The Short Only Sub-Portfolio consists of securities that vary significantly from those represented in the Value Line Arithmetic Index (VAY or the “VLA Index”), which is an unmanaged index. The VLA Index is an equal weighted index comprised of over 1,600 U.S. exchange traded securities and generally considered to be representative of a large segment of the U.S equities markets. Accordingly, comparing or contrasting the results or characteristics of the Short Only Sub-Portfolio to that of the VLA Index may be of limited use. Index returns include the reinvestment of dividends and interest, and do not reflect the impact of advisory fees. Investors cannot invest directly in the VLA Index.
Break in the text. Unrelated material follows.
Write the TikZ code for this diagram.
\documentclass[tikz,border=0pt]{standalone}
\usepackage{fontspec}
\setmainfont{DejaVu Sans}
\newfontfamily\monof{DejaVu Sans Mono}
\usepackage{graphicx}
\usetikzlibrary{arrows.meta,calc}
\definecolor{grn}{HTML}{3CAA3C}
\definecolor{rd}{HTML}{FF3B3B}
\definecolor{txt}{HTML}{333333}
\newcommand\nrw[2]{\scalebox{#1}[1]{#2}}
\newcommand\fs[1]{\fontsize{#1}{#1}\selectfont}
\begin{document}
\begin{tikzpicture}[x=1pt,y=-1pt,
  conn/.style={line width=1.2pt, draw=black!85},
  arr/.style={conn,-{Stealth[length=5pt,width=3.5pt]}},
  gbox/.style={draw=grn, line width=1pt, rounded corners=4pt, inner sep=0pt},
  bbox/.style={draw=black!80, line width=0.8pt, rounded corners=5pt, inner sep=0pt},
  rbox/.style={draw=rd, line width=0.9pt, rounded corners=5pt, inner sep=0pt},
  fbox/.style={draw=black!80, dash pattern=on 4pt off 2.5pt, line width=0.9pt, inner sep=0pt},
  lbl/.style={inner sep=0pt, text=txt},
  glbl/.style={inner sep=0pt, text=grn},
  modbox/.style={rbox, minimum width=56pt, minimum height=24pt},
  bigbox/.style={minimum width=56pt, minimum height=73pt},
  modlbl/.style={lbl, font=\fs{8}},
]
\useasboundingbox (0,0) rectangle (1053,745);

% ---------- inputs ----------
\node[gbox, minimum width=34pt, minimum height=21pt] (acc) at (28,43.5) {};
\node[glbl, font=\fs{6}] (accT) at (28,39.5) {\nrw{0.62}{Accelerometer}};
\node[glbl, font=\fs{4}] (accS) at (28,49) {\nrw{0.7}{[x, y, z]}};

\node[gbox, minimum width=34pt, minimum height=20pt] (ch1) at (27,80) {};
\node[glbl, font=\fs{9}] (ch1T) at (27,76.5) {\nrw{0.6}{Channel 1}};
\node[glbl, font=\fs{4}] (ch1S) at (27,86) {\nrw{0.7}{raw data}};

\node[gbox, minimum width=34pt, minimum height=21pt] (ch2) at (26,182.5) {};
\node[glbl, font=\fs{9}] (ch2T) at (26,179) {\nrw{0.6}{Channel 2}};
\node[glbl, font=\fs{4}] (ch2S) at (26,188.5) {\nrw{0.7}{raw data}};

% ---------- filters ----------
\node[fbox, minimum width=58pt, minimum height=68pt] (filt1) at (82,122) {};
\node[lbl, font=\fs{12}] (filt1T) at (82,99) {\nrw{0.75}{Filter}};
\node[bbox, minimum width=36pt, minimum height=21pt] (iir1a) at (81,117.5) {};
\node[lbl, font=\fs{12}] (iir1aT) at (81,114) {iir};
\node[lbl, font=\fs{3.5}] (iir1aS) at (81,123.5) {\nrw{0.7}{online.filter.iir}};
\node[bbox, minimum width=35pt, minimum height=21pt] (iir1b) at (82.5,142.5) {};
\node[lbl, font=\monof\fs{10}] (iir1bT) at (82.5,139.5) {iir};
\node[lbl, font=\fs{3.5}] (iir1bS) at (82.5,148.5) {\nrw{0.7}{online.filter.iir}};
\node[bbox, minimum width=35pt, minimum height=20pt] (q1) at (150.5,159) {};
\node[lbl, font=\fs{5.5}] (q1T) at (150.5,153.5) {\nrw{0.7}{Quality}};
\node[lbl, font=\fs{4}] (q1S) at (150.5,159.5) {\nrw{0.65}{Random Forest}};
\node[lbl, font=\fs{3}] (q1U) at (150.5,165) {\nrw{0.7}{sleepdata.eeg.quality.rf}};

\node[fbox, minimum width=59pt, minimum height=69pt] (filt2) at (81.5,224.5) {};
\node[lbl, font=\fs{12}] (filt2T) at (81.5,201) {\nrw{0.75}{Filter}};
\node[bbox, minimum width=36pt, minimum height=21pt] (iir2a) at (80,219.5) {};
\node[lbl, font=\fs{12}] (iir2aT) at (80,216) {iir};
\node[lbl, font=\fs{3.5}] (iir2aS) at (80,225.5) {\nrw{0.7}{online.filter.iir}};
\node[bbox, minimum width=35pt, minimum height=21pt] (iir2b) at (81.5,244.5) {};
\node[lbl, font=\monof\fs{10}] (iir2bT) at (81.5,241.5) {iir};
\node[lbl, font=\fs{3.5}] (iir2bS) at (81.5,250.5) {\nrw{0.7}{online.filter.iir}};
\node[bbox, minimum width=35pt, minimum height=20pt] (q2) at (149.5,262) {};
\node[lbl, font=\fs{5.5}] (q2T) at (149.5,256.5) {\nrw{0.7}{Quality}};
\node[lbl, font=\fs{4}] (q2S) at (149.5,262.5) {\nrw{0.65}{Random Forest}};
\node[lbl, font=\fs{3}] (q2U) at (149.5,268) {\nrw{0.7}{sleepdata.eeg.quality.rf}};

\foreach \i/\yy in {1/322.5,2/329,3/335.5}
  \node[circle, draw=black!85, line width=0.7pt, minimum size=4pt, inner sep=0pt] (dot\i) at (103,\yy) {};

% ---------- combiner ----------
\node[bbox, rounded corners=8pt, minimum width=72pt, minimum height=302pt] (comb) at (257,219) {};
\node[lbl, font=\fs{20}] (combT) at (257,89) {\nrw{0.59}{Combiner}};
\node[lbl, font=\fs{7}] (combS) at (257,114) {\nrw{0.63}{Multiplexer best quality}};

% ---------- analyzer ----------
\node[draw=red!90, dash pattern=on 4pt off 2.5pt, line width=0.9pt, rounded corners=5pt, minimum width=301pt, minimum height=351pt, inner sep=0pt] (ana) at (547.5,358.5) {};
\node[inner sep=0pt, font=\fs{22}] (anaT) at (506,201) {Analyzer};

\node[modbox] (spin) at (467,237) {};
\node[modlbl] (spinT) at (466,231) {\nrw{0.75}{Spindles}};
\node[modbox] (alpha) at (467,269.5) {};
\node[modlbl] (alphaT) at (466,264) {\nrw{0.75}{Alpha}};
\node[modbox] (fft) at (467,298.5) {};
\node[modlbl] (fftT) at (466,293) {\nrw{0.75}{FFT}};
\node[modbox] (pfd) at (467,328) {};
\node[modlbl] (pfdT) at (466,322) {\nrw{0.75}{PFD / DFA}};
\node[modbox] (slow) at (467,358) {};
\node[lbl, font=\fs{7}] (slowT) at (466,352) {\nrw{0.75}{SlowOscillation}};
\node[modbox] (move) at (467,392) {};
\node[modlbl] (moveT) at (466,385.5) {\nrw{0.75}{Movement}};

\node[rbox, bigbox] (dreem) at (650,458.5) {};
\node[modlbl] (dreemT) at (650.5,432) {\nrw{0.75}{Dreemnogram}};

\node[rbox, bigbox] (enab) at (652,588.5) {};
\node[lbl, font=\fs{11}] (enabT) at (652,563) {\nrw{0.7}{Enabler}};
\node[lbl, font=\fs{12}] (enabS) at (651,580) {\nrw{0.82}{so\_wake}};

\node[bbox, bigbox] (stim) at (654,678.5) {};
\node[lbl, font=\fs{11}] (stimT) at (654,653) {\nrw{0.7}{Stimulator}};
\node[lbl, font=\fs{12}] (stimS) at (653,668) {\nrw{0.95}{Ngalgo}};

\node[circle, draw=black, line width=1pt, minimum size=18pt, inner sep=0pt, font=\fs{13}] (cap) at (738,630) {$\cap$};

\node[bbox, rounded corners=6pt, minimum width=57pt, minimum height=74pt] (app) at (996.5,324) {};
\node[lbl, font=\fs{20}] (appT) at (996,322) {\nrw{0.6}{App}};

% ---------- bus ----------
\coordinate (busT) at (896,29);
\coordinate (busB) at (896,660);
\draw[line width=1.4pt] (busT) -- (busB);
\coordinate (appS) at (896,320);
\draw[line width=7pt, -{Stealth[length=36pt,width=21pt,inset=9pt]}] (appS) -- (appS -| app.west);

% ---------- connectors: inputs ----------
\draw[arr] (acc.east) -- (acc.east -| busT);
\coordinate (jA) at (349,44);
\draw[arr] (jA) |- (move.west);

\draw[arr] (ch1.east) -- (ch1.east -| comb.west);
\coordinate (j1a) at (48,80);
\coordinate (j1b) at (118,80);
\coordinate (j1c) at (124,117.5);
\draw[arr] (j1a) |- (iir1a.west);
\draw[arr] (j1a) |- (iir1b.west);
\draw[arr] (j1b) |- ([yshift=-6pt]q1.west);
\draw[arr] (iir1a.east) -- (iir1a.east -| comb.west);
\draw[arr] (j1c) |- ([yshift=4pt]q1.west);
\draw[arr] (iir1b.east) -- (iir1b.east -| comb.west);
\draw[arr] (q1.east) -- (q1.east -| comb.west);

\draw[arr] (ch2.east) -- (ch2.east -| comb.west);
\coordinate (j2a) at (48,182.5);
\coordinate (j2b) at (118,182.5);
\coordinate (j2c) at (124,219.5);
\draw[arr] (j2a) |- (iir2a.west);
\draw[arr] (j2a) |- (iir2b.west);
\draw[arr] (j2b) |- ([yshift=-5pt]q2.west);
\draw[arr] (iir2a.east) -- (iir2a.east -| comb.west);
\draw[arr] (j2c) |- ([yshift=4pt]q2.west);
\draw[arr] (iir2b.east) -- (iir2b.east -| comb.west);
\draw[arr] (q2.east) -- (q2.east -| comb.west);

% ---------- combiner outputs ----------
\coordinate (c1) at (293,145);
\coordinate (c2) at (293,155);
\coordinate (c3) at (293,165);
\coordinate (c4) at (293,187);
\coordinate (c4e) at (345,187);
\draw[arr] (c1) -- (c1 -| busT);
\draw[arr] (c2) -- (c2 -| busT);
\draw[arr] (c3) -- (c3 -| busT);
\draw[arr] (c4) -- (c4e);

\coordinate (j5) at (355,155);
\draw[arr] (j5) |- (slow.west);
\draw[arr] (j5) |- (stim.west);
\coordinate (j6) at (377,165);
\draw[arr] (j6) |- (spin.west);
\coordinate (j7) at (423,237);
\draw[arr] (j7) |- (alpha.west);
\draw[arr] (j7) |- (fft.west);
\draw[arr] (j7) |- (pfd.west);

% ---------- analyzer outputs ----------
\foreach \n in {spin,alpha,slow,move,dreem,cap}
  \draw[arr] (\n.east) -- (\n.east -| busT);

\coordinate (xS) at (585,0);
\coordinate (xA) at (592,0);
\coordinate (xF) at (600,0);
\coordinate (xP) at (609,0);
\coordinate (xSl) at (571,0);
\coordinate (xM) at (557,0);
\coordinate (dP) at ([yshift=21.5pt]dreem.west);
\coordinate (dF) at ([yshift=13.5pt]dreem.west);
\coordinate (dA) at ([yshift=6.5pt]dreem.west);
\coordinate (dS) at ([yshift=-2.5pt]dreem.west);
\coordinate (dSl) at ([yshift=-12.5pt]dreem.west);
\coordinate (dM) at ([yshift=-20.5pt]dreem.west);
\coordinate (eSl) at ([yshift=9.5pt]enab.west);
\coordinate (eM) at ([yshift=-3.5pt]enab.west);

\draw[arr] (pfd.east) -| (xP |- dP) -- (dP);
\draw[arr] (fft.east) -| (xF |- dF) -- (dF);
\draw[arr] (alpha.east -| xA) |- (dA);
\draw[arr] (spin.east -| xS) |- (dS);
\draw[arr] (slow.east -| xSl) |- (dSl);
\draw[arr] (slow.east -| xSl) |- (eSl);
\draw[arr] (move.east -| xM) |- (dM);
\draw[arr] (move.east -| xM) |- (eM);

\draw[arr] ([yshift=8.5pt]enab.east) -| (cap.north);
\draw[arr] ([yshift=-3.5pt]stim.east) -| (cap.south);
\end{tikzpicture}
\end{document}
The S&P 500 Index (SPX) is a well known gauge of stock market movements computed by Standard & Poor's Corporation and determined by the weighted capitalization of a carefully selected list 10 industry sectors. Median capitalization is $6.56 billion while capitalization range is $0.18 billion to $259 billion. The S&P 500 Index is unmanaged, reflects reinvestment of income and dividends and does not reflect the impact of advisory fees. Investors cannot invest directly in the S&P 500 Index.
Rydex S&P Equal Weight Index (RSP) seeks to replicate as closely as possible, before expenses, the performance of the S&P Equal Weight index. The fund uses a passive management strategy, known as “replication” to track the performance of the S&P Equal Weight index. The S&P 500 Equal Weight Index is the equal-weight version of the widely regarded S&P 500 index. The index has the same constituents as the capitalization weighted S&P 500, but each company in the S&P EWI is allocated a fixed weight of 0.20% (20 basis points) at each quarterly rebalancing cycle. Investors cannot invest directly in the S&P 500 EWI.
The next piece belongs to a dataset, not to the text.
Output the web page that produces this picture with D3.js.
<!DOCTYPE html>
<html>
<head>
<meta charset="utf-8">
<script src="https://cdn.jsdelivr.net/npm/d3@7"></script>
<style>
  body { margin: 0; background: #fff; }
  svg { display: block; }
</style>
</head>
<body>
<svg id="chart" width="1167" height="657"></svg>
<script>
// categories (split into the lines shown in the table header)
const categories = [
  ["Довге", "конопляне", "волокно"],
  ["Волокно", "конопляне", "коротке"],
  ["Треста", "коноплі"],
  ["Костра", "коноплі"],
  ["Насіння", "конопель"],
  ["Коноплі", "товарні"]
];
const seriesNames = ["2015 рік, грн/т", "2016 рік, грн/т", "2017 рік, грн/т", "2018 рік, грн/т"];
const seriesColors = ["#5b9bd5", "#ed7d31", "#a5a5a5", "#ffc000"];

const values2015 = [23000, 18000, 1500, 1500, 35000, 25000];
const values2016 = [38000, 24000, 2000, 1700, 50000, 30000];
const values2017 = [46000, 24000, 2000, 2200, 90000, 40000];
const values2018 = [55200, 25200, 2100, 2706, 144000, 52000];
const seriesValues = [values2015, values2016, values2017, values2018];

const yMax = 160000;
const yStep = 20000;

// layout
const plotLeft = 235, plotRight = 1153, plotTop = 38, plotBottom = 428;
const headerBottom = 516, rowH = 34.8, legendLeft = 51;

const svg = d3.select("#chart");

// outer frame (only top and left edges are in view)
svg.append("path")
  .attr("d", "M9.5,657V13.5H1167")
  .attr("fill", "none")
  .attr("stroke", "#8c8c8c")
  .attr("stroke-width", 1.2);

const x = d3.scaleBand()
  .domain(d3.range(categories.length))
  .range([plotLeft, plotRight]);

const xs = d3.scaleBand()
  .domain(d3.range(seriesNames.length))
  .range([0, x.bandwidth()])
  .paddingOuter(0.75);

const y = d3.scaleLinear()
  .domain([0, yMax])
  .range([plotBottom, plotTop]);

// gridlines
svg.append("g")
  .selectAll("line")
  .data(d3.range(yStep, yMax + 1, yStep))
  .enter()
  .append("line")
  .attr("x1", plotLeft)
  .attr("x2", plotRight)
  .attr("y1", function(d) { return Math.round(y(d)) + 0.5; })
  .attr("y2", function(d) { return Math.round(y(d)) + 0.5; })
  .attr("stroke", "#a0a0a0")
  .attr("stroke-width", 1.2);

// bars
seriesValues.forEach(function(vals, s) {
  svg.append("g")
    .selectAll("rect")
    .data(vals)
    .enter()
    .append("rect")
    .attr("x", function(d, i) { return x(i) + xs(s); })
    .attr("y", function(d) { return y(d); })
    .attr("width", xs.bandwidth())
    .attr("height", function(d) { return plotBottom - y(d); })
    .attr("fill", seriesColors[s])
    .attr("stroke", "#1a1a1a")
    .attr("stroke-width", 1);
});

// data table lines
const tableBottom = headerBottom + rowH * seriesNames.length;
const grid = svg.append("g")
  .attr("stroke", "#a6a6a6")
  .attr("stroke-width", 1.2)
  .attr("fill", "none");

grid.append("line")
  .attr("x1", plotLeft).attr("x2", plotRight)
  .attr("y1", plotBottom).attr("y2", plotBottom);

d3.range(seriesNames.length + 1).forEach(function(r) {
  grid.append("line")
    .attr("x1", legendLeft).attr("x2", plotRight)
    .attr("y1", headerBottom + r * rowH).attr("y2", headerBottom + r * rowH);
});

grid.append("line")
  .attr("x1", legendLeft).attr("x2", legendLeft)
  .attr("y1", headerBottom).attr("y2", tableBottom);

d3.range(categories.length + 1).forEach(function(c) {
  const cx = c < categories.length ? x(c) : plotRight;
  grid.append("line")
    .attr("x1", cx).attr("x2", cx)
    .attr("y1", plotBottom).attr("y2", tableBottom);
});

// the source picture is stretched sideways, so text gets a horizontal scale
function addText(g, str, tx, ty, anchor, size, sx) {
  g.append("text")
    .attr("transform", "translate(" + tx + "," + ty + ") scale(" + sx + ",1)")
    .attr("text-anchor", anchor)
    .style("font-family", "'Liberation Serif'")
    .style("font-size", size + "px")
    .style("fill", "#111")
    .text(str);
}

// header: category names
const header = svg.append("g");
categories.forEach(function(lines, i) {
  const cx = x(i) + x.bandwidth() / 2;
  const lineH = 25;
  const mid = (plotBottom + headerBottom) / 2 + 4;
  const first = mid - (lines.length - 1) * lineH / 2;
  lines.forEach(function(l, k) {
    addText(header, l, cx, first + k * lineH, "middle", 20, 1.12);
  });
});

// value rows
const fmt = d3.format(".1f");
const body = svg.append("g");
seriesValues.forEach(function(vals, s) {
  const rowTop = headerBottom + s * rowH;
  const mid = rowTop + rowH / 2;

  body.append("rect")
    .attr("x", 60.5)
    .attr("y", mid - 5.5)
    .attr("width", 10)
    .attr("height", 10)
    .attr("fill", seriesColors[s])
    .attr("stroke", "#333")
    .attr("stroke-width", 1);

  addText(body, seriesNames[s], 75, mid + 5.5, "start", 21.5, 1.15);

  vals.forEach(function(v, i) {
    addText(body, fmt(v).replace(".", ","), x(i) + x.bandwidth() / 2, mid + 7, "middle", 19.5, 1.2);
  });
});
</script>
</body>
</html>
Federated Prudent Bear A LW (BEAR.LW) is an actively managed open end mutual fund seeking capital appreciation primarily through short sales of domestically traded securities.
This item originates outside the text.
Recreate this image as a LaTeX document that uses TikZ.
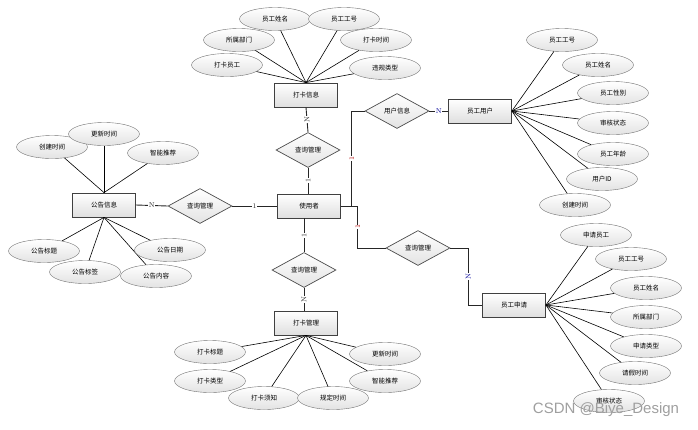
\documentclass[tikz,border=0pt]{standalone}
\usepackage{fontspec}
\newfontfamily\cjk{Noto Sans CJK SC}
\newfontfamily\wmfont{Liberation Sans}
\usetikzlibrary{shapes}

\tikzset{
  attr/.style={ellipse, draw=black!55, top color=white, bottom color=gray!22,
    minimum width=71pt, minimum height=23pt, inner sep=0pt,
    font=\cjk\fontsize{6.5}{7}\selectfont},
  ent/.style={rectangle, draw=black!75, line width=0.8pt, top color=white, bottom color=gray!25,
    minimum width=63pt, minimum height=24pt, inner sep=0pt,
    font=\cjk\fontsize{6.5}{7}\selectfont},
  rel/.style={diamond, draw=black!70, line width=0.7pt, top color=white, bottom color=gray!22,
    minimum width=64pt, minimum height=35pt, inner sep=0pt,
    font=\cjk\fontsize{6.5}{7}\selectfont},
  card/.style={fill=white, inner sep=0.5pt, font=\fontsize{7}{7}\selectfont},
  conn/.style={line width=0.9pt, black!85},
  spoke/.style={line width=0.6pt}
}

\begin{document}
\begin{tikzpicture}[x=1pt,y=-1pt]
\useasboundingbox (0,0) rectangle (698,429);

% entities
\node[ent] (daka) at (306,95) {打卡信息};
\node[ent] (shiyong) at (309,206) {使用者};
\node[ent] (gonggao) at (104,205) {公告信息};
\node[ent] (dkgl) at (306,323) {打卡管理};
\node[ent] (yonghu) at (480,111) {员工用户};
\node[ent] (shenqing) at (514,305) {员工申请};

% relations
\node[rel] (rtop) at (308,150) {查询管理};
\node[rel] (rleft) at (200,206) {查询管理};
\node[rel] (rbot) at (304,270) {查询管理};
\node[rel] (ryh) at (397,111) {用户信息};
\node[rel] (rsq) at (418,248) {查询管理};

% attributes of the punch-in info
\foreach \t/\x/\y [count=\i] in {员工姓名/275/19, 员工工号/344/19, 所属部门/239/40,
    打卡时间/376/40, 打卡员工/227/65, 违规类型/385/68}
{
  \node[attr] (dk\i) at (\x,\y) {\t};
  \draw[spoke] (daka.north) -- (dk\i);
}

% attributes of the notice
\foreach \t/\x/\y [count=\i] in {创建时间/52/147, 更新时间/104/134, 智能推荐/163/153}
{
  \node[attr] (gga\i) at (\x,\y) {\t};
  \draw[spoke] (gonggao.north) -- (gga\i);
}
\foreach \t/\x/\y [count=\i] in {公告标题/44/251, 公告标签/85/272, 公告内容/156/276, 公告日期/170/250}
{
  \node[attr] (ggb\i) at (\x,\y) {\t};
  \draw[spoke] (gonggao.south) -- (ggb\i);
}

% attributes of the punch-in management
\foreach \t/\x/\y [count=\i] in {打卡标题/210/352, 打卡类型/210/381, 打卡须知/264/398,
    规定时间/333/398, 更新时间/385/354, 智能推荐/385/381}
{
  \node[attr] (gl\i) at (\x,\y) {\t};
  \draw[spoke] (dkgl.south) -- (gl\i);
}

% attributes of the employee user
\foreach \t/\x/\y [count=\i] in {员工工号/562/40, 员工姓名/598/65, 员工性别/613/93,
    审核状态/613/123, 员工年龄/613/154, 用户ID/602/179, 创建时间/575/205}
{
  \node[attr] (yh\i) at (\x,\y) {\t};
  \draw[spoke] (yonghu.east) -- (yh\i);
}

% attributes of the application
\foreach \t/\x/\y [count=\i] in {申请员工/596/235, 员工工号/631/259, 员工姓名/646/288,
    所属部门/646/317, 申请类型/646/346, 请假时间/635/373, 审核状态/609/401}
{
  \node[attr] (sq\i) at (\x,\y) {\t};
  \draw[spoke] (shenqing.east) -- (sq\i);
}

% links between entities and relations
\draw[conn] (daka.south) -- node[card,rotate=90] {N} (rtop.north);
\draw[conn] (rtop.south) -- node[card,rotate=90] {1} (rtop.south |- shiyong.north);
\draw[conn] (gonggao.east) -- node[card] {N} (rleft.west);
\draw[conn] (rleft.east) -- node[card] {1} (shiyong.west);
\draw[conn] (rbot.north |- shiyong.south) -- node[card,rotate=90] {1} (rbot.north);
\draw[conn] (rbot.south) -- node[card,rotate=90] {N} (rbot.south |- dkgl.north);
\draw[conn] (shiyong.east) -- ++(11,0) |- node[card,pos=0.25,rotate=90,text=red!70!black] {1} (ryh.west);
\draw[conn] (ryh.east) -- node[card,text=blue!60!black] {N} (yonghu.west);
\draw[conn] (shiyong.east) -- ++(17,0) |- node[card,pos=0.25,rotate=90,text=red!70!black] {1} (rsq.west);
\draw[conn] (rsq.east) -- ++(18,0) |- node[card,pos=0.25,rotate=90,text=blue!60!black] {N} (shenqing.west);

% watermark
\node[text=gray!75, font=\wmfont\fontsize{15}{15}\selectfont] (wm) at (606,410) {CSDN @Biye\_Design};
\end{tikzpicture}
\end{document}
The Short S&P 500 Proshares (SH) is an ETF that seeks daily investment results that correspond to the inverse (opposite) of the daily performance of the S&P500 Index. Due to the compounding of daily returns, ProShares' returns over periods other than one day will likely differ in amount and possibly direction from the target return for the same period. Investors should monitor their ProShares holdings consistent with their strategies, as frequently as daily.
The Grizzly Short (GRZZX) is an actively managed short selling mutual fund that utilizes a disciplined, unemotional, quantitative investment approach.
This information, furnished on a confidential basis to the recipient, does not constitute an offer to sell or a solicitation of an offer to buy any security, investment product or investment advisory services. Such offer or solicitation may only be made by means of delivery of a confidential private offering memorandum, investment advisory agreement, or other similar materials which contain a description of material terms relating to such investment. This information is intended exclusively for the use of the person to whom it has been delivered, and it is not to be reproduced or redistributed to any other person.